Big theology for kids — Teaching heaven well
Why what we tell children about eternity shapes how they live now
Ask any group of children what heaven is like, and you will most likely hear a version of the same picture: clouds, a gate, reunions with grandparents, possibly a harp. Ask them what they will actually be doing there and the answers get murky fast. Most children, if they are honest, find the prospect mildly boring. Or slightly scary (what are they going to do ‘forever’?). Ask whether any of what they are doing now matters in light of it, and you will often get a shrug.
The cloud-and-harp account of heaven is not just theologically thin. It also produces theologically thin children. The picture of eternity that children carry shapes what they think God is doing in the world, how much weight they give to their present lives, and whether the gospel feels like genuinely good news or simply a ticket to somewhere else. The biblical account of eternity is far richer, more physical, and more present-oriented than the version most children receive. Teaching it doesn't require dumbing anything down. It requires recovering what the Bible actually says.
Start with the word itself
The first correction is the language itself.

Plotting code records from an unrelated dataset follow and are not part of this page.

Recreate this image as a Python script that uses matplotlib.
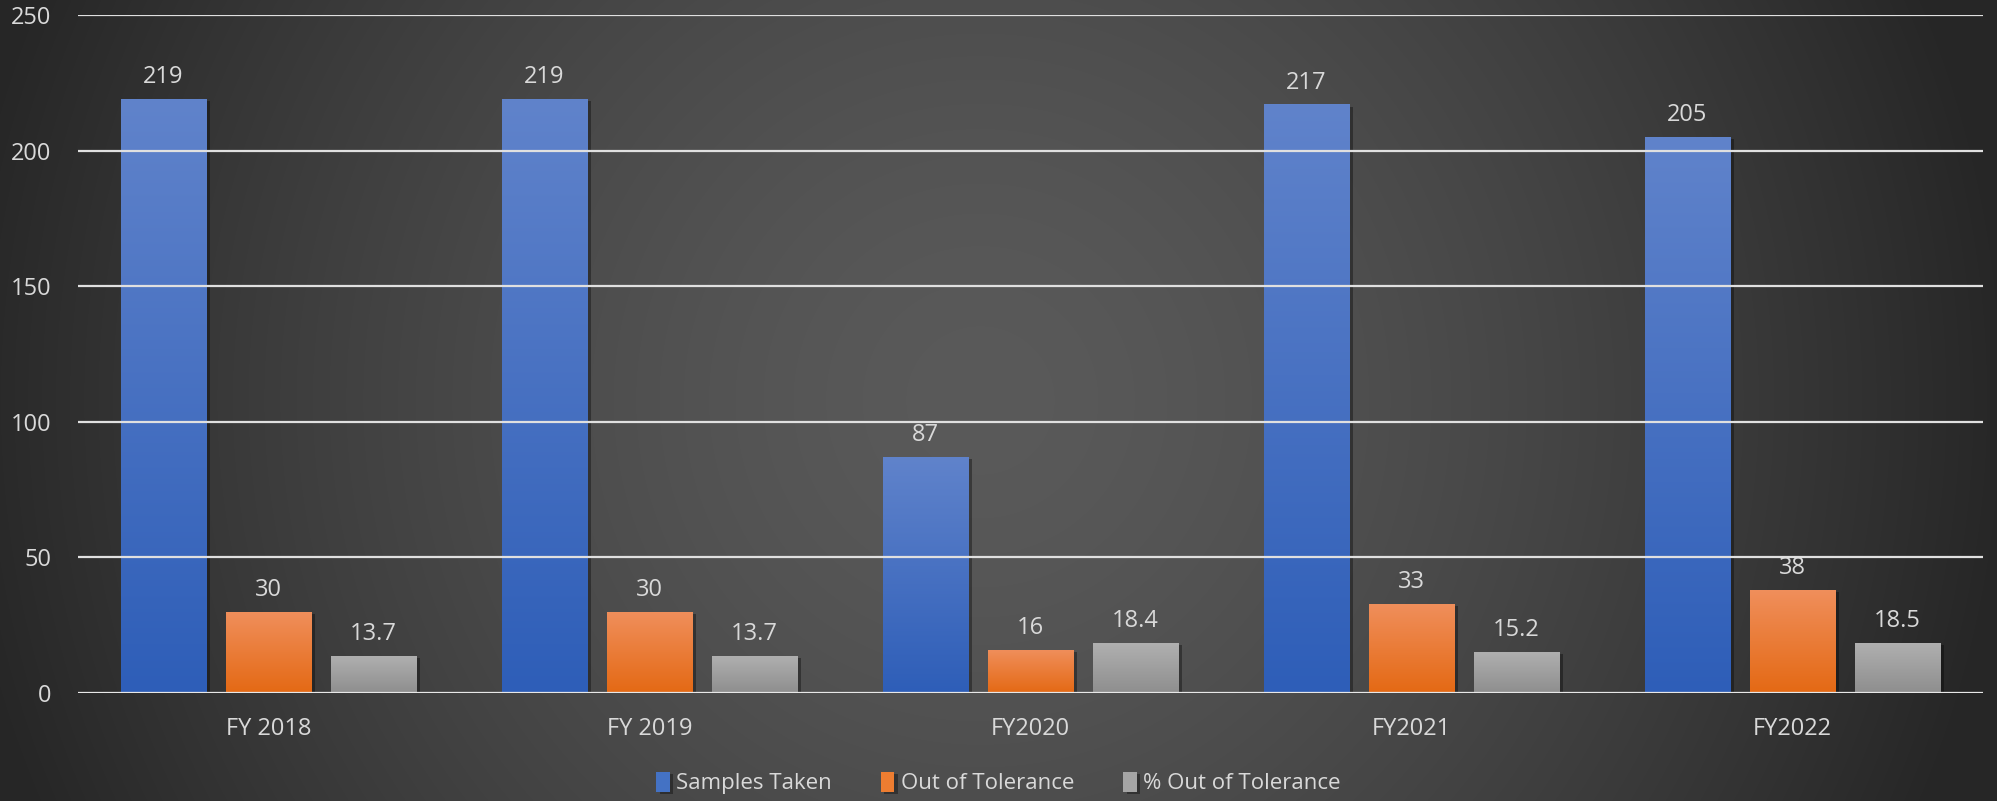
import numpy as np
import matplotlib
matplotlib.use("Agg")
import matplotlib.pyplot as plt
from matplotlib.colors import LinearSegmentedColormap
from matplotlib.patches import Rectangle
import matplotlib.patheffects as pe

categories = ["FY 2018", "FY 2019", "FY2020", "FY2021", "FY2022"]
samples_taken = [219, 219, 87, 217, 205]
out_of_tolerance = [30, 30, 16, 33, 38]
pct_out_of_tolerance = [13.7, 13.7, 18.4, 15.2, 18.5]
series_names = ["Samples Taken", "Out of Tolerance", "% Out of Tolerance"]
y_ticks = [0, 50, 100, 150, 200, 250]

plt.rcParams['font.family'] = ['Open Sans', 'DejaVu Sans']

W, H = 1997, 801
fig = plt.figure(figsize=(W / 100, H / 100), dpi=100)

# background radial gradient
bg = fig.add_axes([0, 0, 1, 1], zorder=-10)
yy, xx = np.mgrid[0:H, 0:W]
d = np.sqrt((xx - 980) ** 2 + (yy - 400) ** 2) / 1020.0
d = np.clip(d, 0, 1)
val = 0x5a - (0x5a - 0x27) * d ** 1.5
img = np.dstack([val, val, val]) / 255.0
bg.imshow(img, aspect='auto', extent=[0, 1, 0, 1], origin='upper')
bg.axis('off')

ax = fig.add_axes([78 / W, 1 - 693 / H, (1983 - 78) / W, (693 - 15) / H])
ax.patch.set_alpha(0)

x = np.arange(len(categories))
bw = 0.2257
off = 0.2756
series = [samples_taken, out_of_tolerance, pct_out_of_tolerance]
grads = [("#6083CB", "#2E5EB8"), ("#F08F5C", "#E46914"), ("#B0B0B0", "#8E8E8E")]
legend_cols = ["#4472C4", "#ED7D31", "#A5A5A5"]

for i, (vals, (ctop, cbot)) in enumerate(zip(series, grads)):
    bars = ax.bar(x + (i - 1) * off, vals, width=bw, color=legend_cols[i],
                  zorder=2, label=series_names[i], linewidth=0)
    cmap = LinearSegmentedColormap.from_list("g%d" % i, [cbot, ctop])
    for b in bars:
        b.set_path_effects([pe.SimplePatchShadow(offset=(2.5, -1.5), shadow_rgbFace='black', alpha=0.35),
                            pe.Normal()])
        bx, by = b.get_x(), b.get_y()
        bwid, bh = b.get_width(), b.get_height()
        grad = np.linspace(0, 1, 256).reshape(-1, 1)
        im = ax.imshow(grad, cmap=cmap, aspect='auto', origin='lower',
                       extent=[bx, bx + bwid, by, by + bh], zorder=2.1)
        im.set_clip_path(b)
    for xi, v in zip(x + (i - 1) * off, vals):
        ax.annotate(f"{v:g}", (xi, v), xytext=(0, 11.5), textcoords='offset points',
                    ha='center', va='baseline', color='#D9D9D9', fontsize=17, zorder=1.5)

ax.set_xlim(-0.5, len(categories) - 0.5)
ax.set_ylim(0, 250)
ax.set_yticks(y_ticks)
ax.set_xticks(x)
ax.set_xticklabels(categories)
ax.tick_params(axis='both', length=0, colors='#D9D9D9', labelsize=17)
ax.tick_params(axis='x', pad=17)
ax.tick_params(axis='y', pad=19)
for s in ax.spines.values():
    s.set_visible(False)
ax.yaxis.grid(True, color='#E0E0E0', linewidth=1.6, zorder=1.8)
ax.set_axisbelow(False)
for gl in ax.get_ygridlines():
    gl.set_zorder(1.8)
ax.axhline(0, color='#E8E8E8', linewidth=2.2, zorder=3)

leg = fig.legend(loc='center', bbox_to_anchor=(0.5, 1 - 783 / H), ncol=3, frameon=False,
                 fontsize=16, labelcolor='#D9D9D9', handlelength=0.6, handleheight=1.0,
                 handletextpad=0.3, columnspacing=2.2)

fig.savefig("out.png", dpi=100)
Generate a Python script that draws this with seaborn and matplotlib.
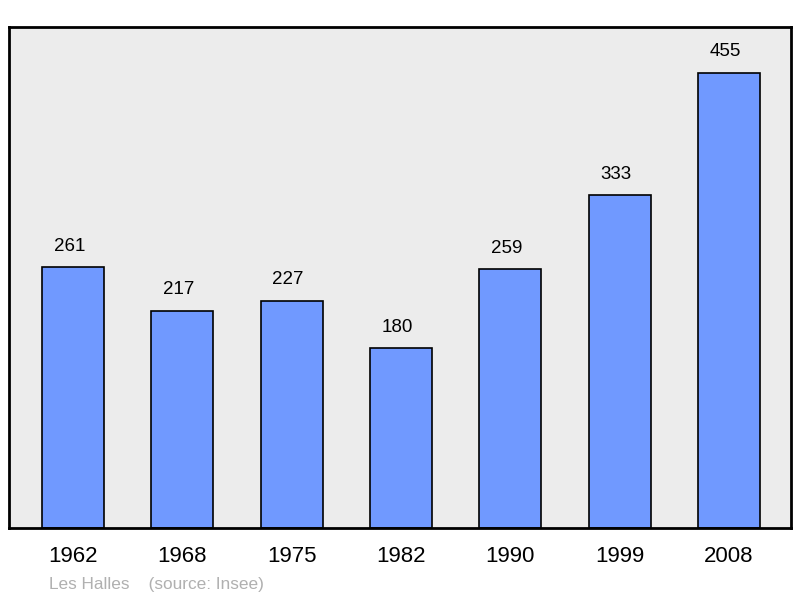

The Hebrew word for heaven in the Old Testament is shamayim, and the Greek equivalent in the New Testament is ouranos. Both are plural. Ancient cultures used ‘the heavens’ to describe everything above the earth — the sky, the atmosphere, and the dwelling place of God — without drawing sharp distinctions between them. There was no hard boundary between the air you breathe into your lungs and the realm where God dwells.
Modern Bible translations have quietly changed this. When birds fly through it, our Bibles say ‘the air’; when God dwells in it, they say ‘heaven’, but the underlying word is the same[1]. It would be biblically consistent to say that birds fly in the heavens and God dwells in the sky. Dallas Willard named the consequence:
‘The damage done to our practical faith in Christ and in his government-at-hand [2] by confusing heaven with a place in distant outer space, or even beyond space, is incalculable… we invariably take them to be located far away and, most likely, at a much later time — not here and not now.’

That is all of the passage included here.